Nonviolent resistance

Natasha Walter
2 min readOct 13, 2019

--

Speech given at Extinction Rebellion in Trafalgar Square, with XR Writers Rebel, 11 October 2019

Adapted by Natasha Walter from Nicolas Walter’s pamphlet Nonviolent resistance: Men Against War, published 1962

Let us never forget the power of disobedience. The myths of Prometheus and Adam and Eve, the revolt of the small against the great, are some of the oldest and finest myths of all. And mythological disobedience is not mere nihilism. Prometheus brought fire to the earth. Adam and Eve ate the fruit of the tree of knowledge and did not die, as their creator told them they would, but their eyes were opened.

‘Disobedience,’ said Oscar Wilde, ‘is man’s original virtue. It is through disobedience that progress has been made, through disobedience and through rebellion.’

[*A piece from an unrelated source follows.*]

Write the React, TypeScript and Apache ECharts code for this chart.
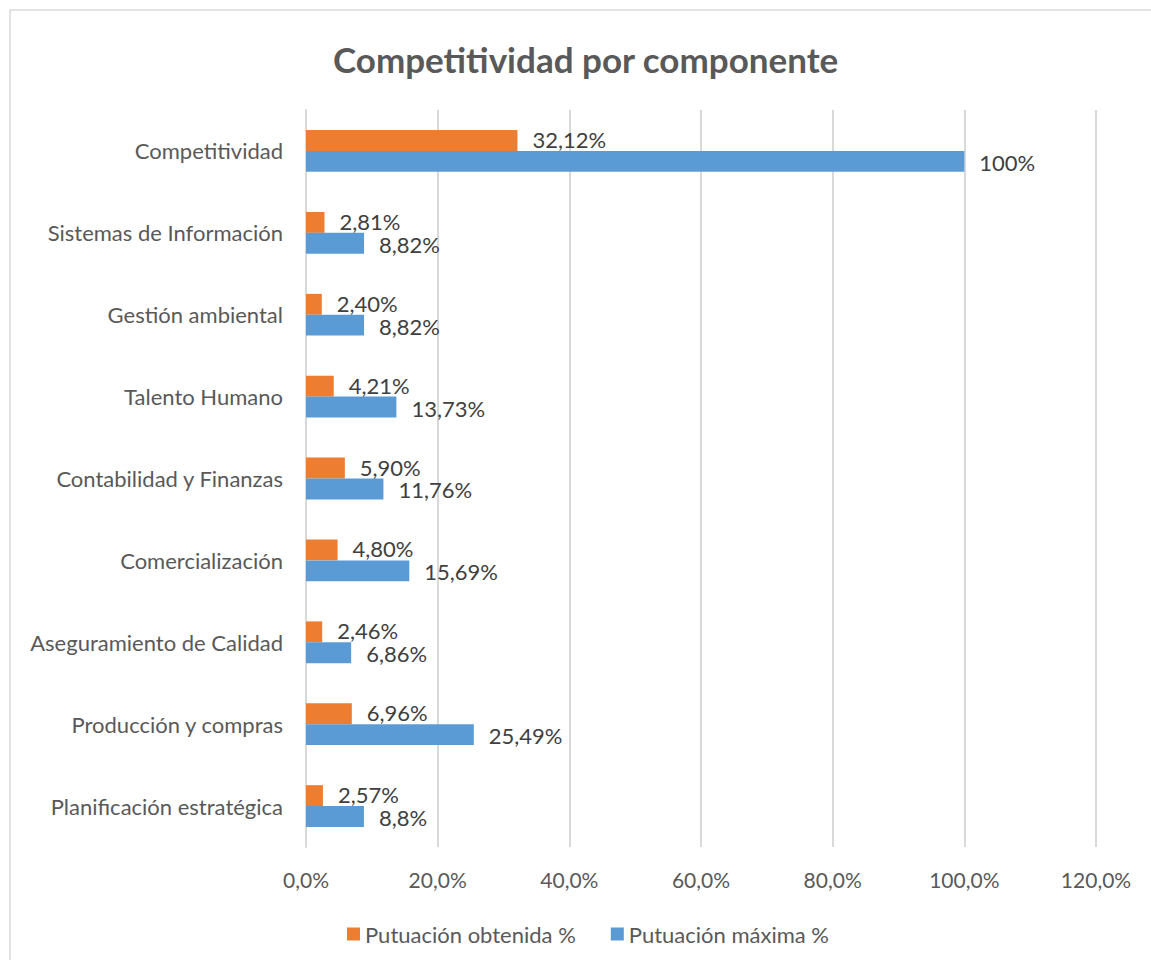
import React, { useEffect, useRef } from "react";
import * as echarts from "echarts";

const categories = [
  "Planificación estratégica",
  "Producción y compras",
  "Aseguramiento de Calidad",
  "Comercialización",
  "Contabilidad y Finanzas",
  "Talento Humano",
  "Gestión ambiental",
  "Sistemas de Información",
  "Competitividad",
];
const obtenida = [2.57, 6.96, 2.46, 4.8, 5.9, 4.21, 2.4, 2.81, 32.12];
const obtenidaLabels = ["2,57%", "6,96%", "2,46%", "4,80%", "5,90%", "4,21%", "2,40%", "2,81%", "32,12%"];
const maxima = [8.8, 25.49, 6.86, 15.69, 11.76, 13.73, 8.82, 8.82, 100];
const maximaLabels = ["8,8%", "25,49%", "6,86%", "15,69%", "11,76%", "13,73%", "8,82%", "8,82%", "100%"];
const seriesNames = ["Putuación obtenida %", "Putuación máxima %"];
const FONT = "Lato";

export default function App() {
  const ref = useRef<HTMLDivElement>(null);
  useEffect(() => {
    if (!ref.current) return;
    const chart = echarts.init(ref.current, null, { renderer: "svg" });
    const labelStyle = (labels: string[], dy: number) => ({
      show: true,
      position: "right",
      distance: 15,
      offset: [0, dy],
      fontFamily: FONT,
      fontSize: 22,
      lineHeight: 19,
      color: "#404040",
      formatter: (p: any) => labels[p.dataIndex],
    });
    chart.setOption({
      animation: false,
      textStyle: { fontFamily: FONT },
      title: {
        text: "Competitividad por componente",
        left: 328,
        top: 36,
        textStyle: { fontFamily: FONT, fontSize: 35, fontWeight: "bold", color: "#595959" },
      },
      graphic: [
        {
          type: "rect",
          shape: { x: 10, y: 10, width: 1300, height: 1100 },
          style: { fill: "none", stroke: "#D9D9D9", lineWidth: 1.5 },
          silent: true,
        },
      ],
      legend: {
        left: 342,
        top: 918,
        itemWidth: 13,
        itemHeight: 13,
        itemGap: 35,
        icon: "rect",
        textStyle: { fontFamily: FONT, fontSize: 22, color: "#595959" },
        data: seriesNames,
      },
      grid: { left: 306, right: 55, top: 110, bottom: 113, containLabel: false },
      xAxis: {
        type: "value",
        min: 0,
        max: 120,
        interval: 20,
        axisLine: { show: false },
        axisTick: { show: false },
        splitLine: { lineStyle: { color: "#D9D9D9", width: 2 } },
        axisLabel: {
          margin: 22,
          fontFamily: FONT,
          fontSize: 21,
          color: "#595959",
          formatter: (v: number) => v.toFixed(1).replace(".", ",") + "%",
        },
      },
      yAxis: {
        type: "category",
        data: categories,
        axisLine: { show: true, lineStyle: { color: "#D9D9D9", width: 2 } },
        axisTick: { show: false },
        axisLabel: { margin: 23, fontFamily: FONT, fontSize: 22, color: "#595959" },
      },
      series: [
        {
          name: seriesNames[0],
          type: "bar",
          data: obtenida,
          barGap: "0%",
          barCategoryGap: "49%",
          itemStyle: { color: "#ED7D31" },
          label: labelStyle(obtenidaLabels, -1),
        },
        {
          name: seriesNames[1],
          type: "bar",
          data: maxima,
          barGap: "0%",
          barCategoryGap: "49%",
          itemStyle: { color: "#5B9BD5" },
          label: labelStyle(maximaLabels, 1),
        },
      ],
    });
    return () => chart.dispose();
  }, []);
  return <div ref={ref} style={{ position: "absolute", left: 0, top: 0, width: 1151, height: 960 }} />;
}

Failure always haunts rebels, but we aren’t dead yet, and while there is life there is hope. Each step we take holds hope.

Gandhi said, ‘A nonviolent revolution is not a programme of seizure of power, it is a programme of transformation of relationships… A tiny grain of true non-violence acts in a silent, subtle, unseen way. And leavens the whole society.’

Our task now is to sow these grains, and this is what our movement is trying to do. Whatever doubts we may have about the effects of our resistance, our rulers seem to have none. They drag us about, and throw us into puddles and fountains, and fine us, and imprison us, and fear us.

And while failure may haunt me, any person’s rebellion strengthens me. We shall go on making our point until it is taken. We are a few, but a happy few. We are in debt, but not in despair. We make mistakes, but people who don’t make mistakes don’t make anything. We are not yet grown up, but we will never stop growing. We are one eyed, but we are living in the country of the blind. We are neurotics who defy our political parents, but they are psychotics, building worlds of fantasy which will collapse around themselves, and us. We are amateur incendiaries, but they are professional pyromaniacs.

We are living in a world where faith is always misplaced and hope is always betrayed, and somehow we manage to keep faith and hope alive. There is something here, created yesterday and creating tomorrow — but today, the struggle. The struggle is: ‘People against obedience. People against death.’ The story isn’t over yet.